You can see that based on the above information the depth to pressure ratio for non-stop recreational diving limits is generally within a 1:3 pressure to depth ratio when using metric units, i.e. if you multiply your depth in metres by 3 that is the minimum gas reserve you should maintain in bar.

This is where our depth times 3 gas reserve that we use for recreational non-stop in courses and guided dives is derived from, in other words if we're at 30m any divers at 90 bar of pressure (30 x 3) should signal 'low on gas' to the guide, if we are at 15m the low on gas pressure would be 45 bar.  If we have divers using PSI PSI we use 50 times the depth in metres or 500 psi per 10m of depth.

This is the basis of gas planning we use for all our recreational courses, you’ll find that when comparing the reserves above to the standard recreational table non-stop limits a lot of dives in the 20-30m range would result in gas reserve becoming the limiting factor for the dive duration, not the non-stop limit time.  However you’ll also see as you ascent towards the end of the dive the gas reserve required also reduces, allowing the dive to be continued while still maintaining an adequate safety reserve of gas to finish the dive.

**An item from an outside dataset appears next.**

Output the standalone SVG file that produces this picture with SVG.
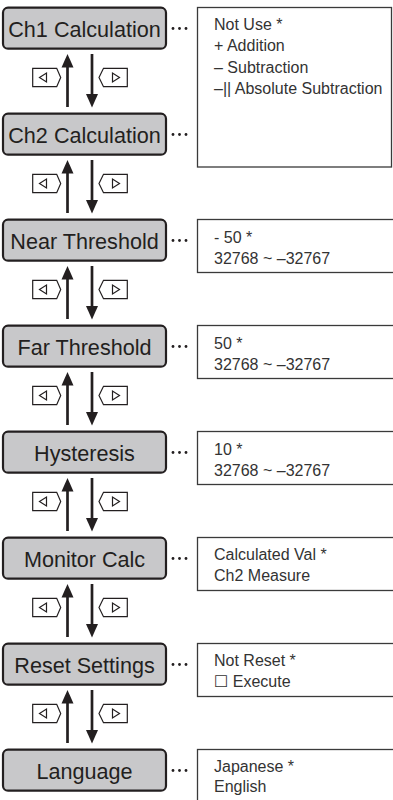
<svg xmlns="http://www.w3.org/2000/svg" width="393" height="800" viewBox="0 0 393 800">
<style>
.node rect{fill:#c8c8ca;stroke:#231f20;stroke-width:2.2}
.node text{font-family:"Liberation Sans",Arial,sans-serif;font-size:21.6px;fill:#231f20;text-anchor:middle}
.dots circle{fill:#231f20}
.opt rect{fill:#fff;stroke:#3a3a3a;stroke-width:1.3}
.opt text{font-family:"Liberation Sans",Arial,"DejaVu Sans",sans-serif;font-size:16px;fill:#333}
.shaft{stroke:#231f20;stroke-width:2.7;fill:none}
.head{fill:#231f20}
.key{fill:#fff;stroke:#231f20;stroke-width:1.2;stroke-linejoin:miter}
</style>
<defs>
<g id="dots" class="dots"><circle cx="173" cy="0" r="1.4"/><circle cx="179.5" cy="0" r="1.4"/><circle cx="186" cy="0" r="1.4"/></g>
<g id="keys">
<path class="key" d="M32.7,19.3H56.7L60.7,28.5L56.7,37.7H32.7Z"/>
<path class="key" d="M39.5,28.5L46.5,24L46.5,33Z"/>
<path class="key" d="M99,28.5L103.5,19.3H127.3V37.7H103.5Z"/>
<path class="key" d="M119.5,28.5L112.5,24L112.5,33Z"/>
</g>
<g id="arrows">
<line class="shaft" x1="67.5" y1="58" x2="67.5" y2="15"/>
<path class="head" d="M67.5,5L73.5,18.5L61.5,18.5Z"/>
<line class="shaft" x1="92" y1="5" x2="92" y2="46"/>
<path class="head" d="M92,58.5L98,45L86,45Z"/>
</g>
</defs>

<g id="connectors">
<g transform="translate(0,49)"><use href="#arrows"/><use href="#keys"/></g>
<g transform="translate(0,155)"><use href="#arrows"/><use href="#keys"/></g>
<g transform="translate(0,261)"><use href="#arrows"/><use href="#keys"/></g>
<g transform="translate(0,367)"><use href="#arrows"/><use href="#keys"/></g>
<g transform="translate(0,473)"><use href="#arrows"/><use href="#keys"/></g>
<g transform="translate(0,579)"><use href="#arrows"/><use href="#keys"/></g>
<g transform="translate(0,685)"><use href="#arrows"/><use href="#keys"/></g>
<use href="#dots" y="28.5"/>
<use href="#dots" y="134.5"/>
<use href="#dots" y="240.5"/>
<use href="#dots" y="346.5"/>
<use href="#dots" y="452.5"/>
<use href="#dots" y="558.5"/>
<use href="#dots" y="664.5"/>
<use href="#dots" y="770.5"/>
</g>

<g id="n-ch1" class="node"><rect x="3" y="7.7" width="163" height="41" rx="5"/><text x="84.5" y="36.5">Ch1 Calculation</text></g>
<g id="n-ch2" class="node"><rect x="3" y="113.7" width="163" height="41" rx="5"/><text x="84.5" y="142.5">Ch2 Calculation</text></g>
<g id="n-near" class="node"><rect x="3" y="219.7" width="163" height="41" rx="5"/><text x="84.5" y="248.5">Near Threshold</text></g>
<g id="n-far" class="node"><rect x="3" y="325.7" width="163" height="41" rx="5"/><text x="84.5" y="354.5">Far Threshold</text></g>
<g id="n-hyst" class="node"><rect x="3" y="431.7" width="163" height="41" rx="5"/><text x="84.5" y="460.5">Hysteresis</text></g>
<g id="n-mon" class="node"><rect x="3" y="537.7" width="163" height="41" rx="5"/><text x="84.5" y="566.5">Monitor Calc</text></g>
<g id="n-reset" class="node"><rect x="3" y="643.7" width="163" height="41" rx="5"/><text x="84.5" y="672.5">Reset Settings</text></g>
<g id="n-lang" class="node"><rect x="3" y="749.7" width="163" height="41" rx="5"/><text x="84.5" y="778.5">Language</text></g>

<g id="o-calc" class="opt"><rect x="197.5" y="7.5" width="194" height="159.5"/>
<text x="214" y="29.5">Not Use *</text>
<text x="214" y="51">+ Addition</text>
<text x="214" y="72.5">– Subtraction</text>
<text x="214" y="94">–|| Absolute Subtraction</text></g>
<g id="o-near" class="opt"><rect x="197.5" y="219.5" width="200" height="53"/>
<text x="214" y="242.5">- 50 *</text><text x="214" y="263.5">32768 ~ –32767</text></g>
<g id="o-far" class="opt"><rect x="197.5" y="325.5" width="200" height="53"/>
<text x="214" y="348.5">50 *</text><text x="214" y="369.5">32768 ~ –32767</text></g>
<g id="o-hyst" class="opt"><rect x="197.5" y="431.5" width="200" height="53"/>
<text x="214" y="454.5">10 *</text><text x="214" y="475.5">32768 ~ –32767</text></g>
<g id="o-mon" class="opt"><rect x="197.5" y="537.5" width="200" height="53"/>
<text x="214" y="559.5">Calculated Val *</text><text x="214" y="580.5">Ch2 Measure</text></g>
<g id="o-reset" class="opt"><rect x="197.5" y="643.5" width="200" height="53"/>
<text x="214" y="665.5">Not Reset *</text><text x="214" y="686.5">☐ Execute</text></g>
<g id="o-lang" class="opt"><rect x="197.5" y="749.5" width="200" height="60"/>
<text x="214" y="771.5">Japanese *</text><text x="214" y="792">English</text></g>
</svg>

This is the basis of our suggestion that any dives to 30m or deeper should be done in either twin tanks/sidemount configuration or down with an additional slung tank to provide the team an adequate gas safety reserve.

Please note this is based on recreational non-stop diving only and doesn’t apply to overhead environments or decompression diving.  We’d also suggest staying above these minimum reserves rather than working directly to them, particularly for the shallower depths and when using rented or unserviced equipment.